Söz konusu ayetin manası ve “necm” ve “şecer” gibi varlıkların yaptıkları secdeden maksadın ne olduğunun anlaşılması için zorunlu olarak ilkin bu iki kelimenin anlamını inceliyoruz. Daha sonra ayetin tefsirine geçiyoruz ki kuranda “necm” ve “şecer”in yaptıkları secdeden maksadın ne olduğunu açıklamaya çalışacağız.

Necm: “Necm” Ragıbi Isfehani’nin “Müfredad” adlı eserinde söylediğine göre “necm kelimesinin aslı yıldızdır. Bazen de sapı olmayan bitki anlamına geliyor.[1] Asıl itibariyle de bu kelime tuluu yani çıkmak anlamındadır. Eğer sapı olamayan bitkiler için “necm” kelimesi kullanılıyor ise otların yer altından çıktıkları için ve eğer gökyüzündeki yıldızları için kullanılıyor ise onların tuluu ettikleri içindir. Bu ayette (rahman, 6) ise şecere (ağaç) karinesinden ötürü ikinci yani sapı (sakesi) olmayan bitki anlamına geldiği anlaşılmaktadır.
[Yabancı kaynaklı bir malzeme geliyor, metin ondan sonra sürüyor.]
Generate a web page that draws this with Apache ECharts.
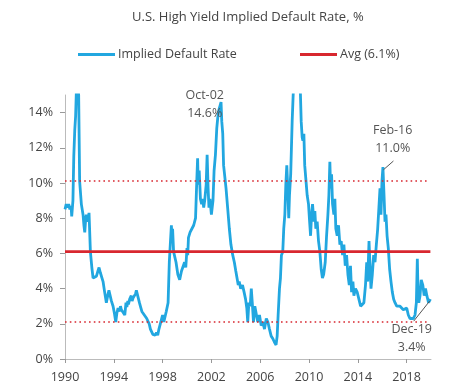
<!DOCTYPE html>
<html>
<head>
<meta charset="utf-8">
<script src="https://cdn.jsdelivr.net/npm/echarts@6/dist/echarts.min.js"></script>
<style>
html,body{margin:0;padding:0;background:#fff;}
#chart{width:449px;height:390px;}
</style>
</head>
<body>
<div id="chart"></div>
<script>
// ---- data (decimal years, % implied default rate) ----
var years = [
 1990.00,1990.10,1990.20,1990.30,1990.40,1990.50,1990.55,1990.65,1990.72,1990.80,1990.87,1990.93,1990.98,1991.05,1991.12,1991.20,1991.34,1991.48,1991.55,1991.62,1991.70,1991.75,1991.85,1991.97,
 1992.08,1992.20,1992.30,1992.45,1992.57,1992.70,1992.79,1992.90,1992.98,1993.12,1993.25,1993.39,1993.50,1993.60,1993.67,1993.80,1993.94,1994.05,1994.16,1994.25,1994.35,1994.45,1994.55,1994.62,1994.75,1994.90,
 1995.00,1995.07,1995.15,1995.20,1995.30,1995.43,1995.50,1995.60,1995.70,1995.78,1995.85,1995.95,1996.10,1996.20,1996.30,1996.40,1996.50,1996.60,1996.70,1996.80,1996.90,
 1997.00,1997.10,1997.20,1997.30,1997.40,1997.50,1997.60,1997.70,1997.85,1998.00,1998.10,1998.20,1998.30,1998.45,1998.55,1998.63,1998.72,1998.77,1998.82,1998.90,
 1999.00,1999.10,1999.25,1999.40,1999.55,1999.70,1999.80,1999.90,2000.00,2000.06,2000.12,2000.25,2000.40,2000.55,2000.70,2000.80,2000.87,2000.92,
 2001.00,2001.10,2001.20,2001.28,2001.37,2001.45,2001.57,2001.65,2001.73,2001.80,2001.88,2002.00,2002.13,2002.22,2002.33,2002.44,2002.52,2002.63,2002.79,2002.85,2002.93,
 2003.00,2003.10,2003.20,2003.33,2003.47,2003.60,2003.75,2003.88,2004.00,2004.10,2004.20,2004.28,2004.40,2004.55,2004.68,2004.80,2004.90,2004.98,
 2005.07,2005.18,2005.27,2005.35,2005.45,2005.56,2005.67,2005.80,2005.94,2006.08,2006.22,2006.35,2006.50,2006.63,2006.76,2006.90,
 2007.04,2007.17,2007.30,2007.39,2007.47,2007.58,2007.66,2007.74,2007.85,2007.93,2008.02,2008.10,2008.18,2008.26,2008.34,2008.40,2008.50,2008.62,2008.73,2008.85,2008.95,
 2009.10,2009.20,2009.28,2009.36,2009.44,2009.50,2009.58,2009.65,2009.75,2009.85,2009.96,2010.05,2010.13,2010.21,2010.29,2010.40,2010.48,2010.56,2010.67,2010.78,2010.89,
 2011.00,2011.10,2011.20,2011.33,2011.44,2011.55,2011.63,2011.71,2011.77,2011.85,2011.93,2012.04,2012.12,2012.20,2012.31,2012.42,2012.53,2012.64,2012.75,2012.86,2012.97,
 2013.08,2013.19,2013.30,2013.40,2013.49,2013.60,2013.68,2013.81,2013.95,2014.09,2014.23,2014.36,2014.50,2014.63,2014.73,2014.81,2014.92,
 2015.00,2015.08,2015.19,2015.30,2015.41,2015.52,2015.63,2015.73,2015.82,2015.90,2015.98,2016.06,2016.12,2016.15,2016.23,2016.31,2016.40,2016.50,2016.61,2016.72,2016.83,2016.94,
 2017.05,2017.19,2017.33,2017.46,2017.60,2017.73,2017.87,2018.01,2018.14,2018.28,2018.42,2018.55,2018.69,2018.80,2018.88,2018.93,
 2019.00,2019.10,2019.20,2019.33,2019.44,2019.55,2019.66,2019.80,2019.95
];
var rates = [
 8.5,8.8,8.6,8.8,8.5,8.7,8.1,9.0,11.5,13.0,13.8,15.2,15.8,15.5,15.0,10.1,8.8,8.2,7.6,7.2,8.0,8.2,7.8,8.3,
 6.1,5.2,4.6,4.7,4.7,5.0,5.2,4.9,5.0,4.4,3.8,3.2,3.6,3.9,3.8,3.3,3.0,2.6,2.1,2.6,2.9,2.7,3.0,2.8,2.9,2.5,
 3.2,2.95,3.3,3.1,3.4,3.6,3.3,3.5,3.4,3.7,3.9,3.8,3.2,2.95,2.7,2.8,2.5,2.6,2.3,2.4,2.0,
 1.7,1.6,1.4,1.5,1.35,1.5,1.35,1.7,2.1,2.5,2.1,2.4,2.7,3.2,5.5,6.5,7.6,6.9,7.4,6.1,
 6.0,5.5,4.8,4.5,5.0,5.3,5.5,5.2,6.3,5.9,6.9,7.2,7.4,7.6,8.0,10.1,11.4,9.9,
 10.7,9.1,8.8,9.1,8.6,9.0,9.9,11.6,9.7,8.6,9.1,8.2,9.0,10.7,11.6,13.1,13.7,14.2,14.6,13.5,12.8,
 11.0,11.0,9.7,8.6,7.4,6.5,5.9,5.5,5.0,4.6,4.2,4.4,4.0,4.2,3.8,3.4,2.9,2.1,
 3.2,3.0,4.0,3.2,2.1,3.0,2.9,2.1,2.5,1.9,2.1,1.7,2.3,2.1,1.7,1.3,
 1.15,0.95,0.8,1.3,2.5,4.0,4.6,5.9,6.1,7.4,8.2,9.9,11.0,9.7,8.0,9.3,10.5,13.5,15.5,22.0,28.0,
 25.0,19.0,15.5,13.5,12.6,12.4,12.8,11.0,11.0,9.3,8.8,7.8,7.0,8.2,8.8,7.8,8.4,7.4,7.8,6.7,6.1,
 5.1,4.6,4.8,5.5,7.0,8.2,9.3,11.2,9.7,10.5,8.8,8.2,9.1,7.4,7.0,7.6,6.5,6.7,5.9,6.5,5.3,
 5.9,4.8,4.2,5.3,3.8,4.4,3.6,4.0,3.8,3.4,3.0,2.9,3.2,4.2,5.5,4.4,6.7,
 5.3,4.0,4.8,5.9,5.5,6.5,7.4,8.6,9.7,8.2,10.1,10.9,11.0,9.3,7.8,8.2,7.0,6.3,5.1,4.4,3.8,3.4,
 3.2,3.0,2.9,3.0,2.9,2.8,2.7,2.9,2.5,2.3,2.2,2.3,2.5,3.2,5.7,4.0,
 3.2,3.6,4.5,4.2,3.6,4.0,3.6,3.2,3.4
];
var avgYears = [1990, 2019.95];
var avgValues = [6.1, 6.1];
var bandValues = [10.1, 2.1];            // avg +/- 1 sd (dotted lines)
var xTickLabels = [1990, 1994, 1998, 2002, 2006, 2010, 2014, 2018];
var yTickLabels = [0, 2, 4, 6, 8, 10, 12, 14];
var annTexts = ['Oct-02\n14.6%', 'Feb-16\n11.0%', 'Dec-19\n3.4%'];
var annX = [2001.45, 2016.86, 2018.42];
var annY = [14.49, 12.5, 1.14];
var leaderFrom = [[2016.1, 10.75], [2018.58, 2.15]];
var leaderTo = [[2016.92, 11.25], [2019.9, 3.3]];

var font = '"Open Sans", "DejaVu Sans", sans-serif';
var BLUE = '#22a7e0';
var RED = '#d8272f';

var lineData = years.map(function (y, i) { return [y, rates[i]]; });
var avgData = avgYears.map(function (y, i) { return [y, avgValues[i]]; });

var chart = echarts.init(document.getElementById('chart'), null, {renderer: 'canvas'});
chart.setOption({
  animation: false,
  backgroundColor: '#fff',
  textStyle: {fontFamily: font},
  title: {
    text: 'U.S. High Yield Implied Default Rate, %',
    left: 127, top: 6,
    textStyle: {fontFamily: font, fontSize: 13, fontWeight: 'normal', color: '#444'}
  },
  legend: [
    {data: [{name: 'Implied Default Rate', icon: 'rect'}], left: 73, top: 43, itemWidth: 37, itemHeight: 3, itemGap: 3,
     textStyle: {fontFamily: font, fontSize: 12.5, color: '#444', padding: [0, 0, 0, -2]}},
    {data: [{name: 'Avg (6.1%)', icon: 'rect'}], left: 295, top: 43, itemWidth: 37, itemHeight: 3, itemGap: 3,
     textStyle: {fontFamily: font, fontSize: 12.5, color: '#444', padding: [0, 0, 0, -2]}}
  ],
  grid: {left: 65, right: 18, top: 95, bottom: 31, containLabel: false},
  xAxis: {
    type: 'value', min: 1990, max: 2020,
    axisLine: {show: true, lineStyle: {color: '#bbb', width: 1}},
    axisTick: {show: true, length: 4, lineStyle: {color: '#999'}, customValues: xTickLabels},
    axisLabel: {customValues: xTickLabels, formatter: function (v) { return String(v); },
                fontFamily: font, fontSize: 12.5, color: '#444', margin: 12},
    splitLine: {show: false}
  },
  yAxis: {
    type: 'value', min: 0, max: 15,
    axisLine: {show: true, lineStyle: {color: '#bbb', width: 1}},
    axisTick: {show: true, length: 5, lineStyle: {color: '#999'}, customValues: yTickLabels},
    axisLabel: {customValues: yTickLabels, formatter: '{value}%',
                fontFamily: font, fontSize: 12.5, color: '#444', margin: 12},
    splitLine: {show: false}
  },
  series: [
    {
      name: 'Implied Default Rate', type: 'line', data: lineData,
      showSymbol: false, symbol: 'none', clip: true,
      lineStyle: {color: BLUE, width: 2.8},
      itemStyle: {color: BLUE},
      z: 3,
      markPoint: {
        symbol: 'circle', symbolSize: 0, silent: true,
        label: {show: true, position: 'inside', formatter: function (p) { return p.name; },
                fontFamily: font, fontSize: 12.5, color: '#555', lineHeight: 18},
        data: annTexts.map(function (t, i) { return {name: t, coord: [annX[i], annY[i]]}; })
      },
      markLine: {
        symbol: 'none', silent: true, label: {show: false},
        lineStyle: {color: '#555', width: 1, type: 'solid'},
        data: leaderFrom.map(function (f, i) { return [{coord: f}, {coord: leaderTo[i]}]; })
      }
    },
    {
      name: 'Avg (6.1%)', type: 'line', data: avgData,
      showSymbol: false, symbol: 'none',
      lineStyle: {color: RED, width: 2.6},
      itemStyle: {color: RED},
      z: 4,
      markLine: {
        symbol: 'none', silent: true, label: {show: false},
        lineStyle: {color: RED, width: 1.6, type: [1.6, 3.2]},
        data: bandValues.map(function (v) { return [{coord: [avgYears[0], v]}, {coord: [2019.75, v]}]; })
      }
    }
  ]
});
</script>
</body>
</html>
Bu bakımdan “necm” kelimesi sapı olamayan; kabak, salatalık, karpuz ve…gibi ürünlerin bitkisine (otuna) deniliyor.

Şecer: “Şecer” sapılı olan[2] değişik bitkilere denilir.[3] Hububat, ağaç ve…gibi şeylere şecer deniliyor. Buna binaen “necm” kelimesinin asıl anlamı yıldız olmasına rağmen bazı müfessirler bu kelimenin “şecer” kelimesinin yanında kollanıldığından dolayı “necm” kelimesini sapı olmayan bitkiler şeklinde mana etmişlerdir. Zikir edilen bu mukaddime ve bu iki kelime (necm ve şecer) için zikredilen manayı dikkate alarak bu iki varlığın yaptığı secdeden maksadın ne olduğunun açıklanması için müfessirlerin bu ayete getirdikleri tefsirlere geçeceğiz.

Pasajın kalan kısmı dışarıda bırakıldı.